- _Material shown_:
⁂

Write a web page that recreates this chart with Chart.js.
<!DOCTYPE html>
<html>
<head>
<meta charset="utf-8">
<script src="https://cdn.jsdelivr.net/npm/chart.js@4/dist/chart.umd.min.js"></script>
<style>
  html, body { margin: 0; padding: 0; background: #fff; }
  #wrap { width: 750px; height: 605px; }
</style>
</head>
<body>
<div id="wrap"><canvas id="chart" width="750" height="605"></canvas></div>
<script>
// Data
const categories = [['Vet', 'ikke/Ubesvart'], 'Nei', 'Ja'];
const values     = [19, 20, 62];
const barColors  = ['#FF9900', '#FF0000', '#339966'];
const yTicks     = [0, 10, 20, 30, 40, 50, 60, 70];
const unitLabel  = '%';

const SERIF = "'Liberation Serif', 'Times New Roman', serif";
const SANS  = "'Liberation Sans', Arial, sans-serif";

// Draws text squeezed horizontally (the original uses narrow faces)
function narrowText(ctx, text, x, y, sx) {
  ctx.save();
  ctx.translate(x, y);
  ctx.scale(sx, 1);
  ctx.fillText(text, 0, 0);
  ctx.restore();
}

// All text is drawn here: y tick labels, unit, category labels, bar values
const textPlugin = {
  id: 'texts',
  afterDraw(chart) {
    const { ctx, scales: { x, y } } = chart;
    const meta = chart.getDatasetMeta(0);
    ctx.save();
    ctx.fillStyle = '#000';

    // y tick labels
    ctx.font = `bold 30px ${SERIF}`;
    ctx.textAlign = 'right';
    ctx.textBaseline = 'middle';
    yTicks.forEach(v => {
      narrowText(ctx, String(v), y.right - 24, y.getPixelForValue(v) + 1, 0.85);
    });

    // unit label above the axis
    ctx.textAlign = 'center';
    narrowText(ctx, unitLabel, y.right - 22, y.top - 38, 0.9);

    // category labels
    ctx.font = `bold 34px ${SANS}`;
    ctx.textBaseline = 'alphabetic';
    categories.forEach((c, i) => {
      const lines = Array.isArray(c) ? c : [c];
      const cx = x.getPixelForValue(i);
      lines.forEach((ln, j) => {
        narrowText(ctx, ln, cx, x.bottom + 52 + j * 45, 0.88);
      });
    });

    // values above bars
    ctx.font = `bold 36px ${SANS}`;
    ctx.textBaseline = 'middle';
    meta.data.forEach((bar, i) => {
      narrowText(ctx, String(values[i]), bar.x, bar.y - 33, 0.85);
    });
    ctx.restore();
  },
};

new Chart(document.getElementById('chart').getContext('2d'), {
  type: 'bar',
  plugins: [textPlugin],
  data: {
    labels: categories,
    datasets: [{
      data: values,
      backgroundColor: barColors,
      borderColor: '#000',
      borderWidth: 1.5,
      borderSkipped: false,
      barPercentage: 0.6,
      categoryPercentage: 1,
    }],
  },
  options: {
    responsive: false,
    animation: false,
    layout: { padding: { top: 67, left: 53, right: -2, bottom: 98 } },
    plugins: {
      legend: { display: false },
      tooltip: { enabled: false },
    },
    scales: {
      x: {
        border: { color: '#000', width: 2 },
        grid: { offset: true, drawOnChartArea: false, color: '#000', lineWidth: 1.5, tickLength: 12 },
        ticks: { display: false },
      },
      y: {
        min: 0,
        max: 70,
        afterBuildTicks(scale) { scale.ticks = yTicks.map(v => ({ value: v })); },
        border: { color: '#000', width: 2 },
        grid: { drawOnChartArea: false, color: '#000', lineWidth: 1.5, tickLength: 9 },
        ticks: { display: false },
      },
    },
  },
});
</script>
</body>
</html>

⁂

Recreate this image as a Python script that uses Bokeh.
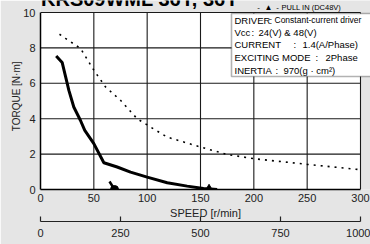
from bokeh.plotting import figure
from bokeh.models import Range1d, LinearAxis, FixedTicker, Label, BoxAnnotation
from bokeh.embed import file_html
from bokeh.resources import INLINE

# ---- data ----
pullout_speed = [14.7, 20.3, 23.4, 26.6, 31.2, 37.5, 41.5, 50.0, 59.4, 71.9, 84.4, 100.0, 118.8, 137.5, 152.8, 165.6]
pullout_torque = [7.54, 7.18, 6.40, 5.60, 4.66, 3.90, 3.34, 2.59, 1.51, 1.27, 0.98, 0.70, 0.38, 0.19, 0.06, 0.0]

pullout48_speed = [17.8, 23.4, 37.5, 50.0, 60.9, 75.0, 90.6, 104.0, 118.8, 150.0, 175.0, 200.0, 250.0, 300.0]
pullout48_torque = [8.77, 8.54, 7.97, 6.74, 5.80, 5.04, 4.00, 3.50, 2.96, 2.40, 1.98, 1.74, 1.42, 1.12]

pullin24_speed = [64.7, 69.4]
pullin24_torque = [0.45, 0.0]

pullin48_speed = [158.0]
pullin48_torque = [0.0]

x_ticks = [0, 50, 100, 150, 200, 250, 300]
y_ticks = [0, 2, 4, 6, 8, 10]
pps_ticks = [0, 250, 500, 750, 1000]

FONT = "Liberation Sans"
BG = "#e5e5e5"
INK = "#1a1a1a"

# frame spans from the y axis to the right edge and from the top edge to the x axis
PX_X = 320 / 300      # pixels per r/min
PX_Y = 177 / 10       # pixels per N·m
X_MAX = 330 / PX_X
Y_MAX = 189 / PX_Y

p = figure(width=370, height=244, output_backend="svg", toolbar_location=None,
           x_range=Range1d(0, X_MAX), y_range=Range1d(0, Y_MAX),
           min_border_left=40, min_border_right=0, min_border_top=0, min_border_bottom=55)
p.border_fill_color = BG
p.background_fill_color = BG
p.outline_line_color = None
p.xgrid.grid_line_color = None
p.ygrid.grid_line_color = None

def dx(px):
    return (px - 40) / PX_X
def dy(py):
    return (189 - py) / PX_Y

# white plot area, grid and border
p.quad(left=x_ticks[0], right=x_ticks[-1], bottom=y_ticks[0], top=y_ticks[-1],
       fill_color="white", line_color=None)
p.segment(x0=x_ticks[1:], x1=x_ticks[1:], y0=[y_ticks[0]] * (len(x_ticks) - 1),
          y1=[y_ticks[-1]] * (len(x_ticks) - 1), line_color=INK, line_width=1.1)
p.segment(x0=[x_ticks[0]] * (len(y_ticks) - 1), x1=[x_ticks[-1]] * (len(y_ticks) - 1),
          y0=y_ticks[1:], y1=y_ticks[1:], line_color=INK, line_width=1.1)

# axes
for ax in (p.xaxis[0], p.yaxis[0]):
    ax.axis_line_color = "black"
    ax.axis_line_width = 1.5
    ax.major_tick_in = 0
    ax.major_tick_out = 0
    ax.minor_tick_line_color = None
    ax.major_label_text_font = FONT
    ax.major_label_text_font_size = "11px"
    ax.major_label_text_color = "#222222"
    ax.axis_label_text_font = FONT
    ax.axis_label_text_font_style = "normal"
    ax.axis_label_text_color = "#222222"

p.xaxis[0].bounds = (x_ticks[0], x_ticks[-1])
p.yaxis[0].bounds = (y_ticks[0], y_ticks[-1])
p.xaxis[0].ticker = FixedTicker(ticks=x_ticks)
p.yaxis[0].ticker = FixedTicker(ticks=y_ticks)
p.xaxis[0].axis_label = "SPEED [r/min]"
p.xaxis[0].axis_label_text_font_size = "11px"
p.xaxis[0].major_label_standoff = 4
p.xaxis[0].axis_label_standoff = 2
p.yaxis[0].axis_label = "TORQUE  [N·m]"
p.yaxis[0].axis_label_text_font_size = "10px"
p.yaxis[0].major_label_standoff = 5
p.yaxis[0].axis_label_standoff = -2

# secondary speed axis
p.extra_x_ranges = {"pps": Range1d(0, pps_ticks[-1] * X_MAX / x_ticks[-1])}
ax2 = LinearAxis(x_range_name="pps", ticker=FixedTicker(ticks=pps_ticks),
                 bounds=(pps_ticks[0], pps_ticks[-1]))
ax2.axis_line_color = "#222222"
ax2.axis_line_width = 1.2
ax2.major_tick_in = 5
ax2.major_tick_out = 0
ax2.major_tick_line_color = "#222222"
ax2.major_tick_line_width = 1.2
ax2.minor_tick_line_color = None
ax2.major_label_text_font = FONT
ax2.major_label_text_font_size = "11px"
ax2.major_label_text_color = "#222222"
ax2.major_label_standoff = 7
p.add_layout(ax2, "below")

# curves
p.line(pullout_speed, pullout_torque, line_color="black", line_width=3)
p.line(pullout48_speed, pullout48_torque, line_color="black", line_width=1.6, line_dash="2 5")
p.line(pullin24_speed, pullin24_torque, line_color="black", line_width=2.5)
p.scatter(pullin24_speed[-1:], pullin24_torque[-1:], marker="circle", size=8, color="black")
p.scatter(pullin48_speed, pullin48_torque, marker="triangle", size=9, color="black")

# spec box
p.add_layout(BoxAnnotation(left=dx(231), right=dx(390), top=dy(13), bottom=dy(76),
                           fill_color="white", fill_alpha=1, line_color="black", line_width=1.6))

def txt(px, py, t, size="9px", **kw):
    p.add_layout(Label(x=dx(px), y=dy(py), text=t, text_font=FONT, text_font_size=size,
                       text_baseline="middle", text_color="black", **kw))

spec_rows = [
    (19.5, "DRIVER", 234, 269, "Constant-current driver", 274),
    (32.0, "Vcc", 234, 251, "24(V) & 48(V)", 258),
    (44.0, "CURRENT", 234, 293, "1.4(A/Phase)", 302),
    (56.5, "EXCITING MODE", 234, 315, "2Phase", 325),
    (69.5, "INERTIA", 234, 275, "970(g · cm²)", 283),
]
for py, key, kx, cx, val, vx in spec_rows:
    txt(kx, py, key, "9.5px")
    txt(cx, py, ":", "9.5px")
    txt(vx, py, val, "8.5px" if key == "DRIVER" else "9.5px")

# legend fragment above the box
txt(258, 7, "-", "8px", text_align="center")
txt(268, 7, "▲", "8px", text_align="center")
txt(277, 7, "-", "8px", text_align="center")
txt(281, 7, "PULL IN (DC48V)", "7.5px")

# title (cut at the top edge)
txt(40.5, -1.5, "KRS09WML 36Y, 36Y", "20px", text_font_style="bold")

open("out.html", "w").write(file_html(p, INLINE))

⁂

- _What you will do_: Quote only the lines running from the line with "Recreate this image" to the line with "return (189 - py) / PX_Y", ends included, exactly as they appear and without the pictures.

- _Final answer_:
Recreate this image as a Python script that uses Bokeh.
from bokeh.plotting import figure
from bokeh.models import Range1d, LinearAxis, FixedTicker, Label, BoxAnnotation
from bokeh.embed import file_html
from bokeh.resources import INLINE

# ---- data ----
pullout_speed = [14.7, 20.3, 23.4, 26.6, 31.2, 37.5, 41.5, 50.0, 59.4, 71.9, 84.4, 100.0, 118.8, 137.5, 152.8, 165.6]
pullout_torque = [7.54, 7.18, 6.40, 5.60, 4.66, 3.90, 3.34, 2.59, 1.51, 1.27, 0.98, 0.70, 0.38, 0.19, 0.06, 0.0]

pullout48_speed = [17.8, 23.4, 37.5, 50.0, 60.9, 75.0, 90.6, 104.0, 118.8, 150.0, 175.0, 200.0, 250.0, 300.0]
pullout48_torque = [8.77, 8.54, 7.97, 6.74, 5.80, 5.04, 4.00, 3.50, 2.96, 2.40, 1.98, 1.74, 1.42, 1.12]

pullin24_speed = [64.7, 69.4]
pullin24_torque = [0.45, 0.0]

pullin48_speed = [158.0]
pullin48_torque = [0.0]

x_ticks = [0, 50, 100, 150, 200, 250, 300]
y_ticks = [0, 2, 4, 6, 8, 10]
pps_ticks = [0, 250, 500, 750, 1000]

FONT = "Liberation Sans"
BG = "#e5e5e5"
INK = "#1a1a1a"

# frame spans from the y axis to the right edge and from the top edge to the x axis
PX_X = 320 / 300      # pixels per r/min
PX_Y = 177 / 10       # pixels per N·m
X_MAX = 330 / PX_X
Y_MAX = 189 / PX_Y

p = figure(width=370, height=244, output_backend="svg", toolbar_location=None,
           x_range=Range1d(0, X_MAX), y_range=Range1d(0, Y_MAX),
           min_border_left=40, min_border_right=0, min_border_top=0, min_border_bottom=55)
p.border_fill_color = BG
p.background_fill_color = BG
p.outline_line_color = None
p.xgrid.grid_line_color = None
p.ygrid.grid_line_color = None

def dx(px):
    return (px - 40) / PX_X
def dy(py):
    return (189 - py) / PX_Y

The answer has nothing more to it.